White, Pickett and Dancey are hoping for similar success but have a way to go, having not cracked the varsity "A" team yet. The three play for the varsity "B" team.

They could be playing varsity at another prep school, Cushing Coach Steve Jacobs said, and each is on track to play at that level at Cushing. They all show a knack for the game but must improve their strength, Jacobs said, "These guys are all great kids, they really are."

White, a 5-foot-5, 135-pound forward, is one of three B team players who occasionally practice and play with the varsity. His father, Ron, owns Glacial Garden ice rinks in Anaheim and Lakewood, so Chris had plenty of opportunity for ice time growing up.

"To me he has unlimited potential," Jacobs said. "He's dynamic, very quick and has tremendous hands. He plays a very cerebral type of game."

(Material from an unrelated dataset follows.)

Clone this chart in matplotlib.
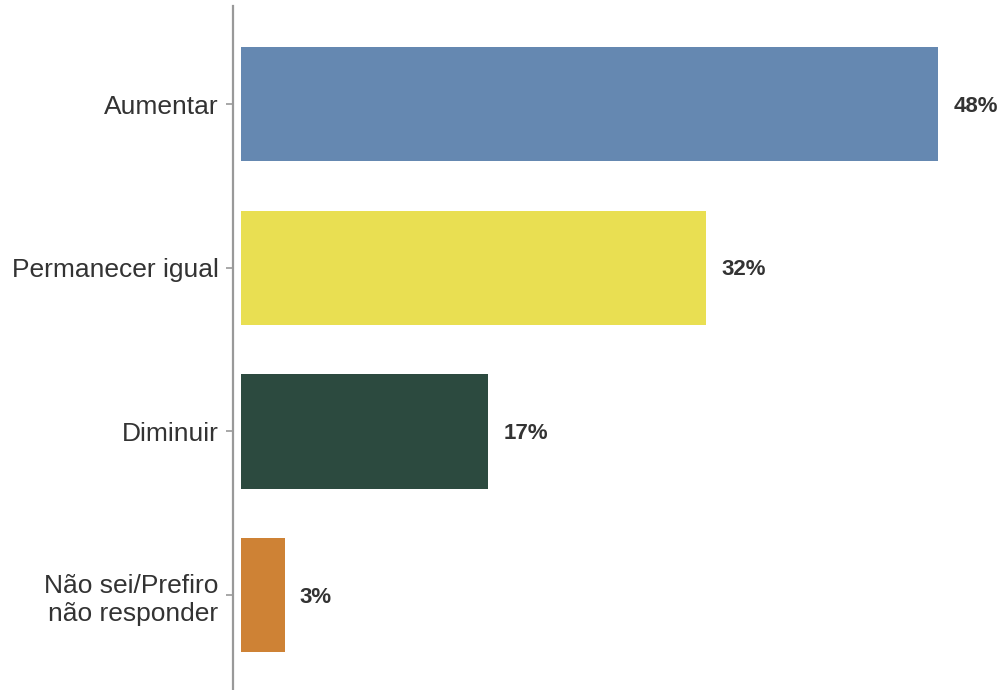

At 5-9 1/2, 155 pounds, Pickett also plays forward. He and White have been playing on the same line since they were 5 and it shows. Said Jacobs: "Blake also has a tremendous feel and a head for the game."

Jacobs called the 6-0, 205-pound Dancey "a big, raw defenseman."

"He's been playing well," Jacobs said. "He started slowly but he's really been coming on. He's big but needs to get stronger and also work on the little things you have to do to be a good defender."


Sending a 15-year-old son to boarding school wasn't a decision these families took lightly. First there's the expense--at nearly $25,000 per year in tuition and room and board, a Cushing education can deplete even the healthiest college savings account. Need-based financial aid is available.

Then there's the separation anxiety; in these cases it appears to be affecting the parents more than the boys. There has been no evidence of homesickness. It didn't take long for them to adjust and blend into the 400 boys and girls at the 138-year-old campus set among rolling hills about 75 miles west of Boston.

"When I first dropped Nick off, I had a day left to be there and he says, 'Bye' " said Don Dancey, Nick's father. "I said, 'Wait a minute, I still have a day to stay.' He said, 'I'm OK, Dad. I'll see you in a month.'

"I'm pretty much convinced that Nick will never move back to California. He's going to high school there, he probably will go to college back there and stay to live.

"He likes everything about it."

With an average class size of 12, Cushing provides an intimate academic experience. Discipline is firm--students are required to be studying in their rooms for at least two hours each evening--but not overbearing. The parents say the feeling at the school is familial.

"You definitely miss them," said Denise Pickett, Blake's mother, "but you know they're in great hands."

Even so, Ron White said, he and his wife Rose feel like they're missing important parts of their son's life. "It's very upsetting to us," he said. "It has its pluses and minuses and it will take years before we can add it up and say whether it was worth it. At least the schedule is such that we can see him a lot."